On Fri, Feb 19, 2010 at 2:09 PM, Tom Lane <tgl@sss.pgh.pa.us> wrote:
> David Fetter <david@fetter.org> writes:
>> CREATE OR REPLACE LANGUAGE is an even bigger tar pit.
>> http://archives.postgresql.org/pgsql-hackers/2009-10/msg00386.php
>
> The reason that patch got rejected was that it was implementing
> CREATE IF NOT EXISTS --- under a false name. The problem with
> that is summarized here:
> http://archives.postgresql.org/pgsql-patches/2008-03/msg00416.php
>
> It wouldn't be that hard to implement actual CREATE OR REPLACE
> if we decide that's the most useful solution here. The code
> would need to be prepared to use heap_update instead of heap_insert,
> and to get rid of old dependencies, but there is plenty of precedent
> for that.
>
> The sticking point for me is still whether or not it's really a good
> idea for pg_dump to be emitting CREATE OR REPLACE LANGUAGE. It does not
> do that for any other object type.

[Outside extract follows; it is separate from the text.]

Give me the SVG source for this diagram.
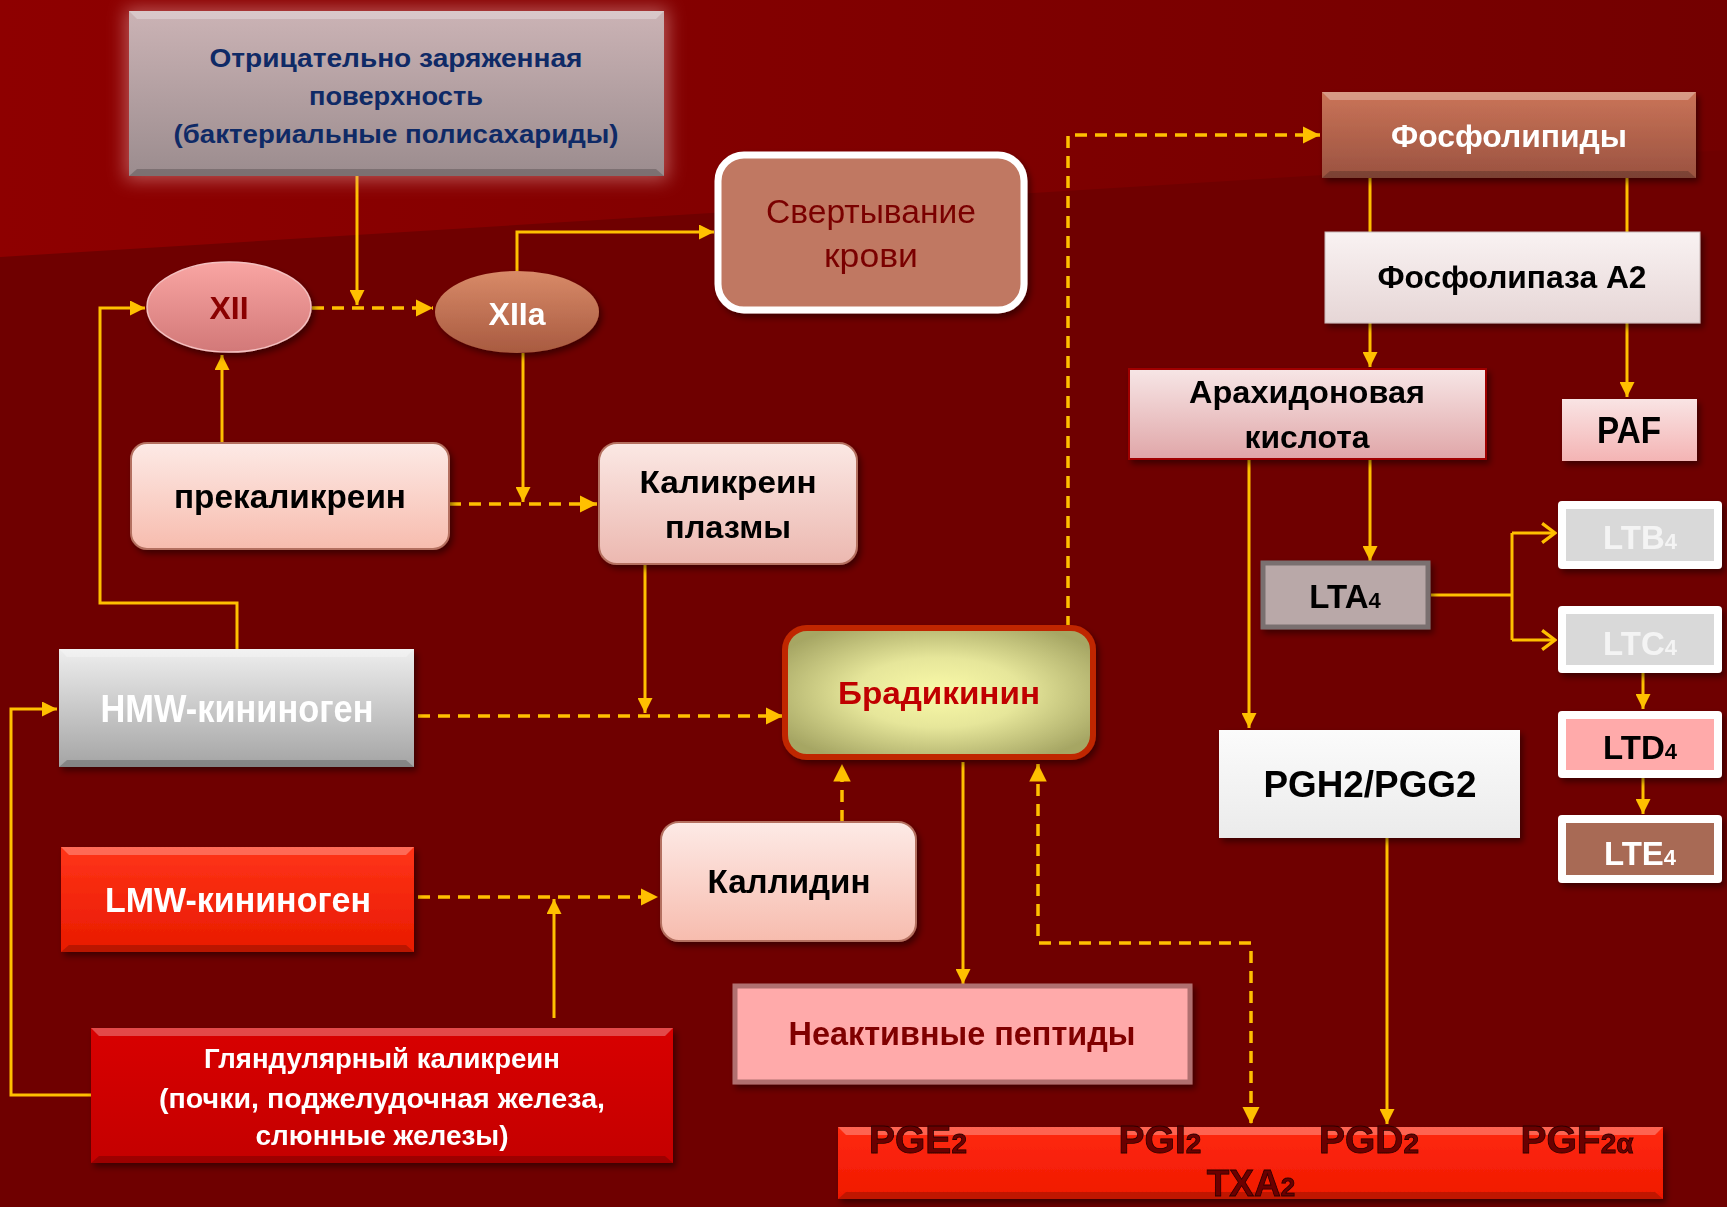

On the other hand, we've already
> made languages a special case in pg_dump, since it emits the abbreviated
> form of CREATE LANGUAGE in most cases rather than trying to duplicate
> the existing object definition. Maybe there wouldn't be any bad results
> in practice.
We have all sorts of crufty hacks in pg_dump and the backend to cope
with restoration of older dumps. Compared to some of those, this is
going to be cleaner than newfallen snow. IMHO, anyway.